Re: [PATCH 13/14] block: Allow REQ_FUA|REQ_READ

Kent Overstreet <kent.overstreet@xxxxxxxxx> · Tue, 18 Mar 2025 17:33:37 -0400

On Mon, Mar 17, 2025 at 11:11:10PM -0700, Christoph Hellwig wrote:
> On Mon, Mar 17, 2025 at 02:21:29PM -0400, Kent Overstreet wrote:
> > Beyond making sure that retries go to the physical media, there's "retry
> > level" in the NVME spec which needs to be plumbed, and that one will be
> > particularly useful in multi device scenarios. (Crank retry level up
> > or down based on whether we can retry from different devices).
> 
> The read recovery level is to reduce the amount or intensity of read
> retries, not to increase it so that workloads that have multiple sources
> for data aren't stalled by the sometimes extremely long read recovery.
> You won't really find much hardware that actually implements it.
> 
> As a little background: The read recovery level was added as part of the
> predictive latency mode and originally tied to the (now heavily deprecated
> and never implemented in scale) NVM sets.  Yours truly successfully
> argued that they should not be tied to NVM sets and helped to make them
> more generic, but the there was basically no uptake of the read recovery
> level, with or without NVM sets.

Well, if it can't be set per IO, that makes it fairly useless.
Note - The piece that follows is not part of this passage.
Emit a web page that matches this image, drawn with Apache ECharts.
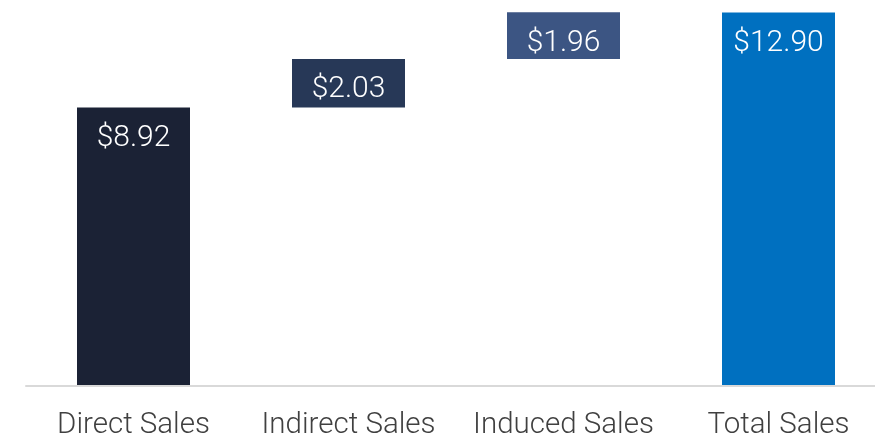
<!DOCTYPE html>
<html>
<head>
<meta charset="utf-8">
<title>Sales waterfall</title>
<script src="https://cdn.jsdelivr.net/npm/echarts@6/dist/echarts.min.js"></script>
<style>
  html, body { margin: 0; padding: 0; background: #fff; }
  #chart { width: 875px; height: 439px; }
</style>
</head>
<body>
<div id="chart"></div>
<script>
  const categories = ['Direct Sales', 'Indirect Sales', 'Induced Sales', 'Total Sales'];
  const values = [8.92, 2.03, 1.96, 12.90];
  const isTotal = [false, false, false, true];
  const barColors = ['#1b2235', '#273857', '#3c5583', '#0070c0'];

  // running tops / bottoms for the waterfall
  let tops = [];
  let bottoms = [];
  let running = 0;
  for (let i = 0; i < values.length; i++) {
    if (isTotal[i]) {
      tops.push(values[i]);
      bottoms.push('-');
    } else {
      bottoms.push(running > 0 ? running : '-');
      running += values[i];
      tops.push(+running.toFixed(2));
    }
  }

  const chart = echarts.init(document.getElementById('chart'));
  chart.setOption({
    animation: false,
    grid: { left: 26, right: -11, top: 0, bottom: 53, outerBoundsMode: 'none', containLabel: false },
    xAxis: {
      type: 'category',
      data: categories,
      z: 10,
      axisTick: { show: false },
      axisLine: { onZero: false, lineStyle: { color: '#d9d9d9', width: 2 } },
      axisLabel: {
        color: '#404040',
        fontFamily: 'Roboto',
        fontWeight: 300,
        fontSize: 29.5,
        margin: 25,
        interval: 0
      }
    },
    yAxis: {
      type: 'value',
      min: -2.75,
      max: 13.42,
      startValue: -2.75,
      show: false,
      splitLine: { show: false }
    },
    series: [{
      name: 'top',
      type: 'bar',
      barWidth: 113,
      barGap: '-100%',
      data: tops.map((v, i) => ({ value: v, itemStyle: { color: barColors[i] } })),
      label: {
        show: true,
        position: 'insideTop',
        distance: 16,
        color: '#ffffff',
        fontFamily: 'Roboto',
        fontWeight: 300,
        fontSize: 30,
        formatter: function (p) {
          return '$' + values[p.dataIndex].toFixed(2);
        }
      }
    }, {
      name: 'cover',
      type: 'bar',
      barWidth: 113,
      barGap: '-100%',
      silent: true,
      itemStyle: { color: '#ffffff' },
      data: bottoms
    }]
  });
</script>
</body>
</html>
If it _was_ per IO it'd be dead easy to slot into bcachefs, the tracking
of IO/checksum errors in a replicated/erasure coded extent is
sophisticated enough to easily accommodate things like this (mainly you
need to know when submitting - do we have additional retries? and then
when you get an error, you don't want count it if it was "fast fail").